# Work to do
Quote the material below exactly as written, from the first line to the line that holds "0.115, 0.097, 0.104];", endpoints included.

★ ★ ★ ★

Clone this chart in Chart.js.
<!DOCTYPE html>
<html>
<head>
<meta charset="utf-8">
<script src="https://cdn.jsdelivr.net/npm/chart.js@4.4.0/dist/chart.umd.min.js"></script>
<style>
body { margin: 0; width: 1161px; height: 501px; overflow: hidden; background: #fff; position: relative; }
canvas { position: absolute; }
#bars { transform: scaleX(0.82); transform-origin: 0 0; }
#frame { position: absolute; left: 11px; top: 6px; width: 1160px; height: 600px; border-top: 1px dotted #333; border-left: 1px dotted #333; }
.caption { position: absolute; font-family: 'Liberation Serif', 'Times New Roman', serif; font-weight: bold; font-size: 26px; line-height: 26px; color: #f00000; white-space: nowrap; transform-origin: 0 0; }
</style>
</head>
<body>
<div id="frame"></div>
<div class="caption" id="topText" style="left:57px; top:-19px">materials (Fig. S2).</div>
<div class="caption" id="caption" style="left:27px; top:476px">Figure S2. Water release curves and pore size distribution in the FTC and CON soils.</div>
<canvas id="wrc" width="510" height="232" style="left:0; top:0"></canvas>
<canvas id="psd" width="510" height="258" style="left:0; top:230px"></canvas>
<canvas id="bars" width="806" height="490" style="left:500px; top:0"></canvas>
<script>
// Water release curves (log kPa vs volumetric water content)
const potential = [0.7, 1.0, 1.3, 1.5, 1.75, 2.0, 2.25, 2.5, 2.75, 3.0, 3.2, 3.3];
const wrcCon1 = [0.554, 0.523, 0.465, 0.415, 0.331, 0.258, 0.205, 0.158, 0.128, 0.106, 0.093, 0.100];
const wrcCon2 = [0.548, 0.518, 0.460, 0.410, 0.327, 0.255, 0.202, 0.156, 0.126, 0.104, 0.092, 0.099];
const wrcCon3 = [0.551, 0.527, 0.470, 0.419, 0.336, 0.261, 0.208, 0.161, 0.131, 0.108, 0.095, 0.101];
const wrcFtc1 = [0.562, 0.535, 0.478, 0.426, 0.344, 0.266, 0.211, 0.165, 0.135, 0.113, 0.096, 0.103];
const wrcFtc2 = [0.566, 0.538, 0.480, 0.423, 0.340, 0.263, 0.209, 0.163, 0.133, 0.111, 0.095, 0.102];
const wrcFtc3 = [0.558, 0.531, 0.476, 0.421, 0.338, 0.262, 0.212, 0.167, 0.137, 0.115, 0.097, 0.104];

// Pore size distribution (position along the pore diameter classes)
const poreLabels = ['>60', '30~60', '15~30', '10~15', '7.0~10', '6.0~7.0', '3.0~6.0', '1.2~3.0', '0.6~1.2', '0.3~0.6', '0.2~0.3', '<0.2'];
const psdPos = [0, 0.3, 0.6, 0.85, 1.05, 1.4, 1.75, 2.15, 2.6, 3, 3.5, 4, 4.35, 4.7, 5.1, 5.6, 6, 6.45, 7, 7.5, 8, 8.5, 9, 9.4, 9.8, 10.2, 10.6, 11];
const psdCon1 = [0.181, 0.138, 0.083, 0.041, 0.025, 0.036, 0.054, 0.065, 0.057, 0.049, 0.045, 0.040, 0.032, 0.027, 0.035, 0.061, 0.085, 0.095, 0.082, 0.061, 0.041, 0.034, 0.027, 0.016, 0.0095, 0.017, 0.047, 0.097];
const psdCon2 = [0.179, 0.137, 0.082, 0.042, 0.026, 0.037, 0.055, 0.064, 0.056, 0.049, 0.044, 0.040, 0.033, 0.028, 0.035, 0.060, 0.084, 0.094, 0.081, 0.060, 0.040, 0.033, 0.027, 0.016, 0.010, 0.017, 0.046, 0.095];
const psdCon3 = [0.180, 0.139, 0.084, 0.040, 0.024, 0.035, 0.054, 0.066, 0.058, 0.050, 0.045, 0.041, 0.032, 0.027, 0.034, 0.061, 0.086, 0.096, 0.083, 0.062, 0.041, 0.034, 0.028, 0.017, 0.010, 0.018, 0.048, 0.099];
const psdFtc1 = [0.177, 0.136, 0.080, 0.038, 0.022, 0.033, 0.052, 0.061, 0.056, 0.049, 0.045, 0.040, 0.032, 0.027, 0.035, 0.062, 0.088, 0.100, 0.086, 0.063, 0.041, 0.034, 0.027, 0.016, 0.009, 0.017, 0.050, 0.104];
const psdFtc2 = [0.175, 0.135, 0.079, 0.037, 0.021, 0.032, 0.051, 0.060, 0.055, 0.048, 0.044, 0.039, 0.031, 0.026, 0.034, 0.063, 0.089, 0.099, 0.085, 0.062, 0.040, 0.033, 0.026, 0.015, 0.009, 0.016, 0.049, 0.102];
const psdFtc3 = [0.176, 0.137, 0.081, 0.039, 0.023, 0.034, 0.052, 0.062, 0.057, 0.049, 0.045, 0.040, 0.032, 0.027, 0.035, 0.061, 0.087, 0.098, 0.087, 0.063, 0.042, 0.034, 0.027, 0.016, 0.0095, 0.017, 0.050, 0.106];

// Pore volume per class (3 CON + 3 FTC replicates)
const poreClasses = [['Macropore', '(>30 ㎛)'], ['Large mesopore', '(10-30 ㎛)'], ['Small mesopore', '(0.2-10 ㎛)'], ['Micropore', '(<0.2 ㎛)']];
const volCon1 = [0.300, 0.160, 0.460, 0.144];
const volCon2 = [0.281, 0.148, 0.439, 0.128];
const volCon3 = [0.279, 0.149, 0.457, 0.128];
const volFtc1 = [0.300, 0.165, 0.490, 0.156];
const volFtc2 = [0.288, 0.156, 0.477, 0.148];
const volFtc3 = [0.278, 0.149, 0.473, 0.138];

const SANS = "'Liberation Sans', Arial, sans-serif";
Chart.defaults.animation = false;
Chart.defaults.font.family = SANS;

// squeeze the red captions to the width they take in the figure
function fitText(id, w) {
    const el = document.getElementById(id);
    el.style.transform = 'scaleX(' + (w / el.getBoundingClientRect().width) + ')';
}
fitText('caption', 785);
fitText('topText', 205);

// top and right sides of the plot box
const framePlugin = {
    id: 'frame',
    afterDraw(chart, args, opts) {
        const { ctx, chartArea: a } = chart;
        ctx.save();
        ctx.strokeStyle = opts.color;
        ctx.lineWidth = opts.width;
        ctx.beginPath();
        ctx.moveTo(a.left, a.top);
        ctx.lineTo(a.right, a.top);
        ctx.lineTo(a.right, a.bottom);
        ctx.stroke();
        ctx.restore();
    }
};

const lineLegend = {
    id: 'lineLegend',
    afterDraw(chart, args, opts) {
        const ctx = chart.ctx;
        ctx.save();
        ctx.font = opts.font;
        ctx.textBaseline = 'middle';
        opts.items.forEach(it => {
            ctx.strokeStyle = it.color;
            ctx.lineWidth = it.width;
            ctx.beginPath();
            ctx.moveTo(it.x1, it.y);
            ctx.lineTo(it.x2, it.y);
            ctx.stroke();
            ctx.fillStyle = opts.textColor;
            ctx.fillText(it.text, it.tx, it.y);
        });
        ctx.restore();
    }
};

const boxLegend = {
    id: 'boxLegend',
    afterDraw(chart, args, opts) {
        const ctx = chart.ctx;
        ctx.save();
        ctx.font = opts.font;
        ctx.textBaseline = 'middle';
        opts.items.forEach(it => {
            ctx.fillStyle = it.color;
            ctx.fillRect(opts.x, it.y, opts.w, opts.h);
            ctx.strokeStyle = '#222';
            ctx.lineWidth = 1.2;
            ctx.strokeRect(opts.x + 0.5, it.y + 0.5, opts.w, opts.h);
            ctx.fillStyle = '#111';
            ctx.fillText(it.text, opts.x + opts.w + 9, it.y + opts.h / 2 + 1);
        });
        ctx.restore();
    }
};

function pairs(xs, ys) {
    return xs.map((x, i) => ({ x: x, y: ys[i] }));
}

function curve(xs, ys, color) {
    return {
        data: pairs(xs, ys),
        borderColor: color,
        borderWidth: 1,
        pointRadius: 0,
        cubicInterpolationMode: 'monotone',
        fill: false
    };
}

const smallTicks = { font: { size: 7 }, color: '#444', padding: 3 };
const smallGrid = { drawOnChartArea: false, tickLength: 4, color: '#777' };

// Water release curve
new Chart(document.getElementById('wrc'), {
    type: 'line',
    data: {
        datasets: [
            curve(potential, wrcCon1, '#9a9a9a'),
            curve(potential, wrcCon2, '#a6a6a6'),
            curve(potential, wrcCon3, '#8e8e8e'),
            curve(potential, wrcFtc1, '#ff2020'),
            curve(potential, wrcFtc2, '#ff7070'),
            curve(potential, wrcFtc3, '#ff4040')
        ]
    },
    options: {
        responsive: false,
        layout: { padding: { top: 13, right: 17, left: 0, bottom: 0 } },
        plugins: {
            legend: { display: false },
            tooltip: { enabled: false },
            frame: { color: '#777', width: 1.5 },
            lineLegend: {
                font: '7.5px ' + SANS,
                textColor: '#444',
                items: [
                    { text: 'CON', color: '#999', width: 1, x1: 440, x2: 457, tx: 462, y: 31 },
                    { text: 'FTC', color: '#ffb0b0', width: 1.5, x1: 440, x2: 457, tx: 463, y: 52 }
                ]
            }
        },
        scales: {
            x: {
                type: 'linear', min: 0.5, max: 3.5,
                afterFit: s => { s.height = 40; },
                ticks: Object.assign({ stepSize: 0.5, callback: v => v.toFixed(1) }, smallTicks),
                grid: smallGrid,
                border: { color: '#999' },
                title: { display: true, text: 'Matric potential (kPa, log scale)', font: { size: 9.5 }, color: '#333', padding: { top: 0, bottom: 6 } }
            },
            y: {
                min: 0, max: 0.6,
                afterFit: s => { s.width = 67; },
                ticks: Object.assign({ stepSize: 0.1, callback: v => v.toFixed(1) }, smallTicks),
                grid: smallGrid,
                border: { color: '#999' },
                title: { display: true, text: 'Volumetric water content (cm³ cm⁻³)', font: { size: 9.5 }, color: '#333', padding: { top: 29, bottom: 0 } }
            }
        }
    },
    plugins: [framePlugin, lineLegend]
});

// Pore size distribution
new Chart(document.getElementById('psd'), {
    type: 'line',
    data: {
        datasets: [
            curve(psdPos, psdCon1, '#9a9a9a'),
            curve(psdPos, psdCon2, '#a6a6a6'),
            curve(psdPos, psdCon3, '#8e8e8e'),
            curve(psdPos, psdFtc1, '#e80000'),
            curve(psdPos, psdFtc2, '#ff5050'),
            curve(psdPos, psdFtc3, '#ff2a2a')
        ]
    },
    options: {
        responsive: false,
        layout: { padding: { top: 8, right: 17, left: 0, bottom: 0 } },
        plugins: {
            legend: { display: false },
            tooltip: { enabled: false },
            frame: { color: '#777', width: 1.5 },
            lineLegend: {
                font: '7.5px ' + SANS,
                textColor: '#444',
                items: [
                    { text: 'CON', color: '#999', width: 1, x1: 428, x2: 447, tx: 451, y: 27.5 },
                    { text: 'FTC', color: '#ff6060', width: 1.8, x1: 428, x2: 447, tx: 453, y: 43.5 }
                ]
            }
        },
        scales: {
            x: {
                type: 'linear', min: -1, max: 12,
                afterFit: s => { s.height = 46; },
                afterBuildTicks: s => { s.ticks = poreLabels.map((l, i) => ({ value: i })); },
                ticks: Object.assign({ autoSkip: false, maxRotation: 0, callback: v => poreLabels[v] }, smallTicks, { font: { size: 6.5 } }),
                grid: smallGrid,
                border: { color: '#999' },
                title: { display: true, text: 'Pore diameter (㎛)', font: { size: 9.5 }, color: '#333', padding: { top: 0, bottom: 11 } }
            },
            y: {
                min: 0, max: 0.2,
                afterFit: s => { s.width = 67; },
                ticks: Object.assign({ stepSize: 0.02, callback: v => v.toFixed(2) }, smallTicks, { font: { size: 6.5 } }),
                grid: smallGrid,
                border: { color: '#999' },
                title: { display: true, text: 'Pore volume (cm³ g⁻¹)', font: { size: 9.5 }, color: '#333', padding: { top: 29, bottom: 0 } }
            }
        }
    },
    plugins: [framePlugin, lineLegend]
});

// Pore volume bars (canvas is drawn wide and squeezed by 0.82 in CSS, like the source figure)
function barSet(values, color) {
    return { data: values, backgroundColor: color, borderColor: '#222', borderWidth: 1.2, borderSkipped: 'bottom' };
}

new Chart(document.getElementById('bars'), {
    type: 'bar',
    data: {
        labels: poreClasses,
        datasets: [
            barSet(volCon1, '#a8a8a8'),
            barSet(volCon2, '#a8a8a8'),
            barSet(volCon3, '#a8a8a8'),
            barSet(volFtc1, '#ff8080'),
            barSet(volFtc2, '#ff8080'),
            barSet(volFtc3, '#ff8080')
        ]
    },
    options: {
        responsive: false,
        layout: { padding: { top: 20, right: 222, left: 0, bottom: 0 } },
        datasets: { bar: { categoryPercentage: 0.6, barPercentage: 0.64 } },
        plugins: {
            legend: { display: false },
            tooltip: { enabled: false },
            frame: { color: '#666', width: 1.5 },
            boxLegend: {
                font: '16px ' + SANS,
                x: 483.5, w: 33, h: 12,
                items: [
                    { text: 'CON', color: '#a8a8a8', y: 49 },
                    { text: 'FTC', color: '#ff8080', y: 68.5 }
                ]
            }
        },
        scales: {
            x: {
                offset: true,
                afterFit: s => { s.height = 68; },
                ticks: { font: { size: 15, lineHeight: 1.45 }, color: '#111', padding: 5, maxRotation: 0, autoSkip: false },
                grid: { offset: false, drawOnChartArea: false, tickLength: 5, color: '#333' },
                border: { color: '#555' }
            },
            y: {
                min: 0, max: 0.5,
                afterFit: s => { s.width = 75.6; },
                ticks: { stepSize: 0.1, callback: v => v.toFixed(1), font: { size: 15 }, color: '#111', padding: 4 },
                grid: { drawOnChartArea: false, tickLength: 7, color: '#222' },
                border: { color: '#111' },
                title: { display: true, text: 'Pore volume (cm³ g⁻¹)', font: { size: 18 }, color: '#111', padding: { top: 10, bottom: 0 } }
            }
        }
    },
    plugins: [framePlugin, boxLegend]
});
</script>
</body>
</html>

★ ★ ★ ★

# Full output
Clone this chart in Chart.js.
<!DOCTYPE html>
<html>
<head>
<meta charset="utf-8">
<script src="https://cdn.jsdelivr.net/npm/chart.js@4.4.0/dist/chart.umd.min.js"></script>
<style>
body { margin: 0; width: 1161px; height: 501px; overflow: hidden; background: #fff; position: relative; }
canvas { position: absolute; }
#bars { transform: scaleX(0.82); transform-origin: 0 0; }
#frame { position: absolute; left: 11px; top: 6px; width: 1160px; height: 600px; border-top: 1px dotted #333; border-left: 1px dotted #333; }
.caption { position: absolute; font-family: 'Liberation Serif', 'Times New Roman', serif; font-weight: bold; font-size: 26px; line-height: 26px; color: #f00000; white-space: nowrap; transform-origin: 0 0; }
</style>
</head>
<body>
<div id="frame"></div>
<div class="caption" id="topText" style="left:57px; top:-19px">materials (Fig. S2).</div>
<div class="caption" id="caption" style="left:27px; top:476px">Figure S2. Water release curves and pore size distribution in the FTC and CON soils.</div>
<canvas id="wrc" width="510" height="232" style="left:0; top:0"></canvas>
<canvas id="psd" width="510" height="258" style="left:0; top:230px"></canvas>
<canvas id="bars" width="806" height="490" style="left:500px; top:0"></canvas>
<script>
// Water release curves (log kPa vs volumetric water content)
const potential = [0.7, 1.0, 1.3, 1.5, 1.75, 2.0, 2.25, 2.5, 2.75, 3.0, 3.2, 3.3];
const wrcCon1 = [0.554, 0.523, 0.465, 0.415, 0.331, 0.258, 0.205, 0.158, 0.128, 0.106, 0.093, 0.100];
const wrcCon2 = [0.548, 0.518, 0.460, 0.410, 0.327, 0.255, 0.202, 0.156, 0.126, 0.104, 0.092, 0.099];
const wrcCon3 = [0.551, 0.527, 0.470, 0.419, 0.336, 0.261, 0.208, 0.161, 0.131, 0.108, 0.095, 0.101];
const wrcFtc1 = [0.562, 0.535, 0.478, 0.426, 0.344, 0.266, 0.211, 0.165, 0.135, 0.113, 0.096, 0.103];
const wrcFtc2 = [0.566, 0.538, 0.480, 0.423, 0.340, 0.263, 0.209, 0.163, 0.133, 0.111, 0.095, 0.102];
const wrcFtc3 = [0.558, 0.531, 0.476, 0.421, 0.338, 0.262, 0.212, 0.167, 0.137, 0.115, 0.097, 0.104];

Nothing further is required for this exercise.